The World’s Biggest Art Heist

True-crime junkies and art enthusiasts, rejoice: Netflix’s This is a Robbery: The World’s Biggest Art Heist offers the perfect union of both. The four-part docuseries, a recent passion project of brothers Nick and Colin Barnicle, unravels the sprawling jumble of suspects, red herrings, and dead ends tied up in the world’s largest art heist and Massachusetts’ most infamous unsolved crime. 

Downtown Boston appears an unlikely venue for some of the world’s most renowned works of art. Yet the Isabella Stewart Gardner Museum, with an unassuming brick facade and proximity to the Boston Red Sox’s Fenway Park, boasts pieces from the 21st century BCE to the Italian Renaissance, from neoclassicism to impressionism—housing the works of artists such as Anthony Van Dyck, Giotto, Edgar Degas, and Sandro Botticelli. The museum’s namesake, a 19th century eccentric with a penchant for coquetry, willed her collection and its home to the public on the stipulation that it never be permanently altered. 

Her final request was dispensed with in the early hours of March 18, 1990—St. Patrick’s Day— when two men dressed as police officers entered the museum, bound its security guards, and cut paintings from their frames for a brazen 81 minutes.
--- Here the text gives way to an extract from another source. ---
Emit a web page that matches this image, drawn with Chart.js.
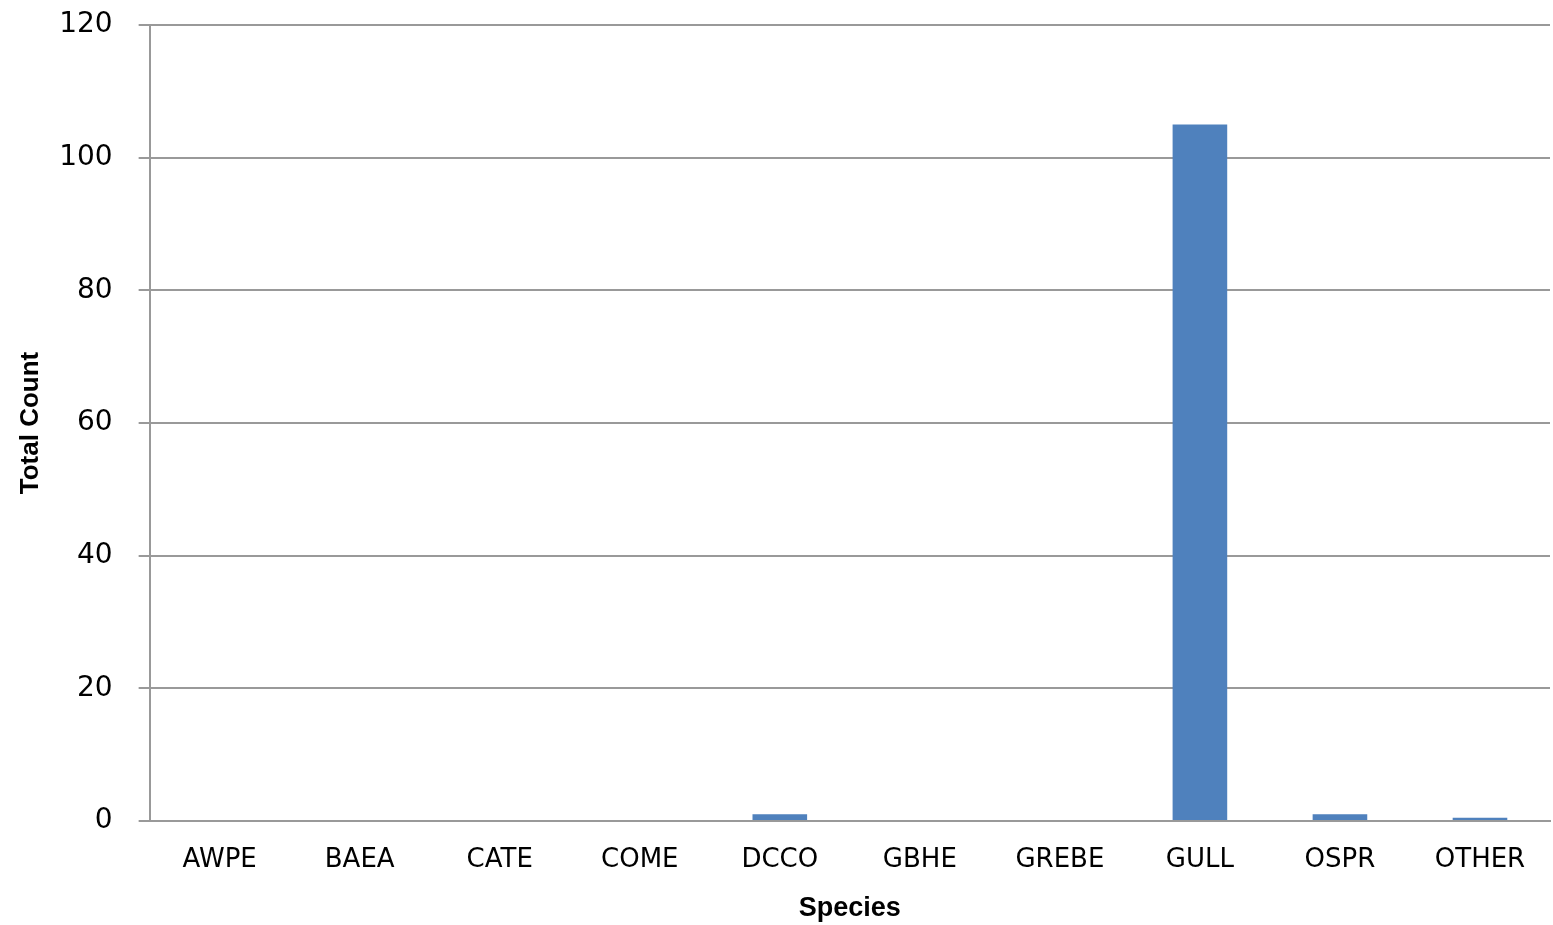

The thieves made away with 13 pieces, including Rembrandt van Rijn’s Christ in the Storm on the Sea of Galilee and self portrait, Edgar Degas’ Three Mounted Jockeys, and Édouard Manet’s Chez Tortoni

Empty gold frames adorn the wall as a permanent reminder of what was lost and what has yet to be found. The four installments feature a colorful slate of characters, each impacted by the unresolved case. The grief in the voices of the museum workers is easy to detect as they reminisce on the missing works, as is the frustration in the voices of law enforcement officers and journalists who spent the better part of their careers trying to recover the pieces.